The trick is to keep the onions cooking over low-to-medium heat so they develop rich color and flavor without burning or charring. Properly finished caramelized onions should be sweeter, softer and lighter than sautéed onion you might find on a cheesesteak. For best results, err on the side of lower heat, and try not to rush the process!
To properly caramelize onions, you will need:
- A surplus of onions, such as Spanish yellow, Vidalia, or white
- A heavy-bottomed pot or pan (cast iron works great)
- A small amount of oil and salt.
How to prepare the onions:
First remove the top and bottom of the onions. Half the onion cutting from the top to bottom. Remove the skin and outermost layer of the onion. You can save your scraps for a vegetable stock later, or discard them.
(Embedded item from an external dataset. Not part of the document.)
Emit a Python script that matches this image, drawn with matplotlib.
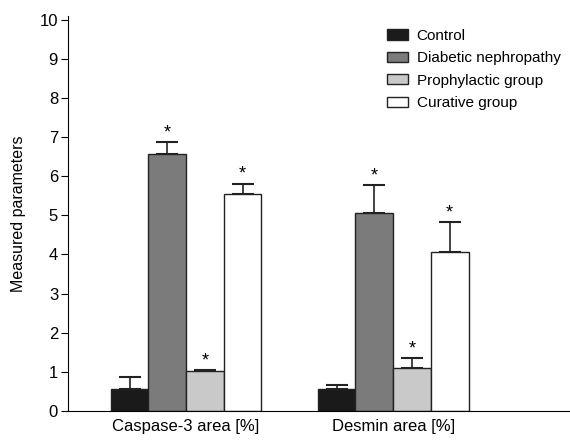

Thinly slice the onions in whichever manner you prefer. The onions will cook down in size substantially, so prepare a good amount.
|Prep Time||Cook Time||Total Time|
|10 min||40 min||50 min|
- Onions, any quantity
- Choose a pan large enough that you can lay your onions in a single layer, or as shallow as possible. Heat pan slightly over medium heat prior to adding the onions. Oil the bottom of the pan and add the onions all at once.
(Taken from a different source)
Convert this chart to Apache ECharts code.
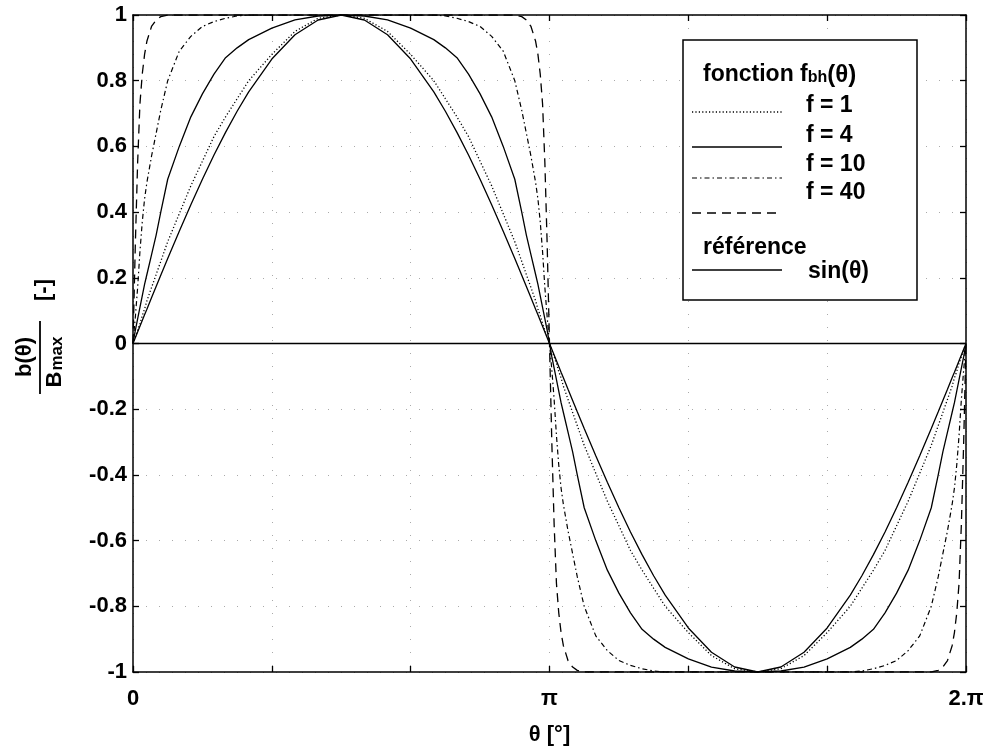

- Season with salt. (Not only will this bring out the flavor of the onion, but it will pull out the natural water within the onion and help in the cooking process.)
- Stir onions occasionally and allow them to brown, moving them often to achieve even color. If you do not see color forming as your onions cook, turn the heat up slightly. If your onions are browning too quickly, reduce the heat.
- Continue to stir your onions every few minutes until browning has started and is uniform. Cover the pot or pan with a lid and continue to cook the onions over medium heat.
- Check onions every 5-10 minutes, stirring along the way. If the onions are starting to stick to the bottom of the pan, add a tablespoon of water and stir until they release. When the onions have cooked down and are starting to look jammy, remove the lid and turn the heat to high, stirring constantly for the last minute. The color should continue to deepen.
- Once the color has deepened, and the onions look like they have almost melted together, they are done. Caramelized onions should hold in a refrigerator for up to 7 days.